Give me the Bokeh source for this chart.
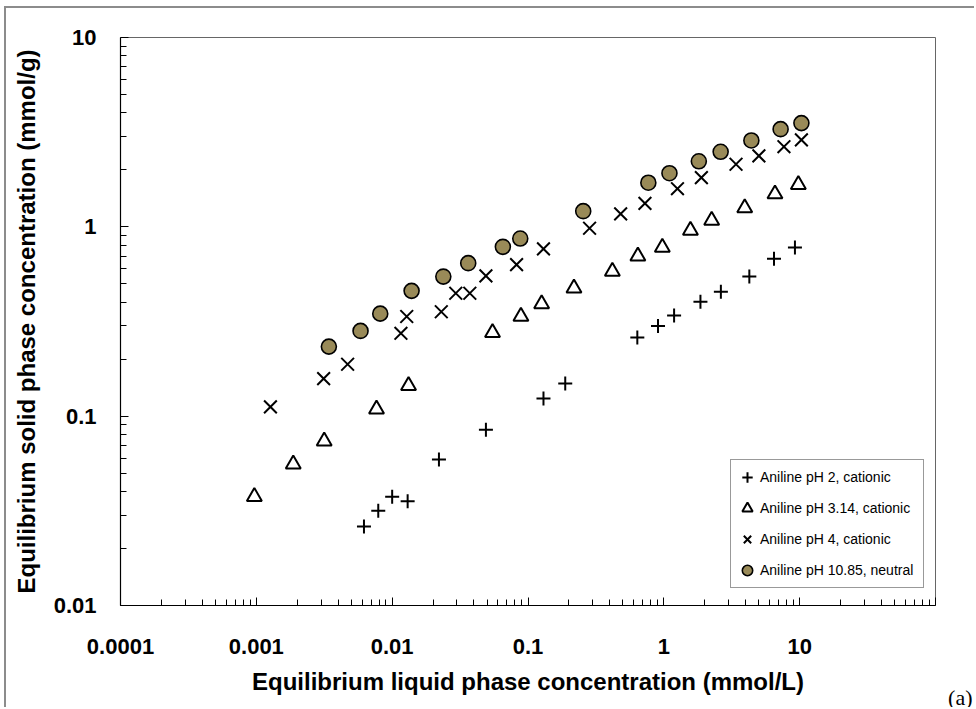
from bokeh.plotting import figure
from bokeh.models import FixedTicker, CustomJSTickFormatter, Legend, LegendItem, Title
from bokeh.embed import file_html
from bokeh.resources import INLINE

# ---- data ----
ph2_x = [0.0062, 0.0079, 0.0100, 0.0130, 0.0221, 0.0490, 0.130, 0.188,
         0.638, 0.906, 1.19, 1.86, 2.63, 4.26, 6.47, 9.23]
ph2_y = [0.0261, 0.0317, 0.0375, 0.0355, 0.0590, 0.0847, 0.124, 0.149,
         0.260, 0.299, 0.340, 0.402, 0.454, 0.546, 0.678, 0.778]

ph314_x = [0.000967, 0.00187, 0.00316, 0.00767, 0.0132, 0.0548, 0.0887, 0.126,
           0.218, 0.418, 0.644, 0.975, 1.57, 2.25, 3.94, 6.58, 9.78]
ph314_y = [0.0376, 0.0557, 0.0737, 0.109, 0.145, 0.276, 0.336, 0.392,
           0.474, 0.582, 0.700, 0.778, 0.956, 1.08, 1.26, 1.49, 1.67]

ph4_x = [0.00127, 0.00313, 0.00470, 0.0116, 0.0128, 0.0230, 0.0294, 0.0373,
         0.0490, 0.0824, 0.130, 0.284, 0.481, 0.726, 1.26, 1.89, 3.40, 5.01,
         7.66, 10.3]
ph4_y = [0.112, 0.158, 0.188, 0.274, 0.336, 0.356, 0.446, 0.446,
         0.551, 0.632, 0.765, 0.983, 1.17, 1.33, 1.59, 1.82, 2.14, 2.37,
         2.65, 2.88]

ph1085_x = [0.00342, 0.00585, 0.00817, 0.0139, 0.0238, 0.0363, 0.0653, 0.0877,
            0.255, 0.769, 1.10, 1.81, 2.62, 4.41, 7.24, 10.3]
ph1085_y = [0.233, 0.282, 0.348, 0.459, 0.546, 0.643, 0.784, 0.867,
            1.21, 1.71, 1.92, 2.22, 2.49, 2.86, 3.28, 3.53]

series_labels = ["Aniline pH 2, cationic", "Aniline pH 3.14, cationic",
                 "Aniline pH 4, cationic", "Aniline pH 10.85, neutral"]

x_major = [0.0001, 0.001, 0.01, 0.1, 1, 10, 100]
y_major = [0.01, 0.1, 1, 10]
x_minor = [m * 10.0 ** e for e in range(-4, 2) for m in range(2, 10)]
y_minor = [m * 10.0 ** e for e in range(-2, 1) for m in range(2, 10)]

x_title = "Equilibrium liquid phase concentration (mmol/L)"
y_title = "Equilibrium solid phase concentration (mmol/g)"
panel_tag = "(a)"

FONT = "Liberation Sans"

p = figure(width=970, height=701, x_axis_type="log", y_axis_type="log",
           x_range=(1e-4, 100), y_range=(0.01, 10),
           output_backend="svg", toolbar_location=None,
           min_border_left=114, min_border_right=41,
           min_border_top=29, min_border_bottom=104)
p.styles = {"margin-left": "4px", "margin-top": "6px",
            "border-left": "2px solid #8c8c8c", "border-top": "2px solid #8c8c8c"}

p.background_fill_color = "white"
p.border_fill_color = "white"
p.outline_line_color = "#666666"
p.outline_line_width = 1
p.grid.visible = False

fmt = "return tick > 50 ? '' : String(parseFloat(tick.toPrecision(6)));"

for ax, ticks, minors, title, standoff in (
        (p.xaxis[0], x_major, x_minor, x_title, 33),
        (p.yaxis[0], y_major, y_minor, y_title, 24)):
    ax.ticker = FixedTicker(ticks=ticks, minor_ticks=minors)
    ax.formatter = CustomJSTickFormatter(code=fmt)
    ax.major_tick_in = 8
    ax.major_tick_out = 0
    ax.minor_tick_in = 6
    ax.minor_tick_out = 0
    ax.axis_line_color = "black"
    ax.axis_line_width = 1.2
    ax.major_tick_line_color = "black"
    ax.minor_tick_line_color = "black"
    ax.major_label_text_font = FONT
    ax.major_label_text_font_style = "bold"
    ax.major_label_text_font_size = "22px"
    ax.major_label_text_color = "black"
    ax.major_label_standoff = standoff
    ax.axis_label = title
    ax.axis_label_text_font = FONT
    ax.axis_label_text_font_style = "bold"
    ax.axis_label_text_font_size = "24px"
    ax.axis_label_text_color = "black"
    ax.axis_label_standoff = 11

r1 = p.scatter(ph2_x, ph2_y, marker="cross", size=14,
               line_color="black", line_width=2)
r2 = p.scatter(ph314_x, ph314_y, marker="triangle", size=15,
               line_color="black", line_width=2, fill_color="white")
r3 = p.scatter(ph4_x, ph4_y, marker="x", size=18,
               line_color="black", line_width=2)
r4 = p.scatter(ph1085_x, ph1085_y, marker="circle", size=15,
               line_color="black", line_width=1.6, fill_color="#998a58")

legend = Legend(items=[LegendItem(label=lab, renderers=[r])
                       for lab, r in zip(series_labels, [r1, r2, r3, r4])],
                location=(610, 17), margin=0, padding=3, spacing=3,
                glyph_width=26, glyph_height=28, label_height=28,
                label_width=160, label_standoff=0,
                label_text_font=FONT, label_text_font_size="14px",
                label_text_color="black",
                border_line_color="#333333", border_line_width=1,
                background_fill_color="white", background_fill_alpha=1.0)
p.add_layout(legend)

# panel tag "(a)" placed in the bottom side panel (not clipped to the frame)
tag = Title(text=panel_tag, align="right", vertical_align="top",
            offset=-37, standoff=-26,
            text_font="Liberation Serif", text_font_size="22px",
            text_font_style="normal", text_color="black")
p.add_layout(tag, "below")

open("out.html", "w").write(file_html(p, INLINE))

▶ [Job]:
Repeat only the lines between the start of the data and the line with "from bokeh.resources import INLINE", including those two lines, and skip the pictures.

▶ [Solution to this problem]:
Give me the Bokeh source for this chart.
from bokeh.plotting import figure
from bokeh.models import FixedTicker, CustomJSTickFormatter, Legend, LegendItem, Title
from bokeh.embed import file_html
from bokeh.resources import INLINE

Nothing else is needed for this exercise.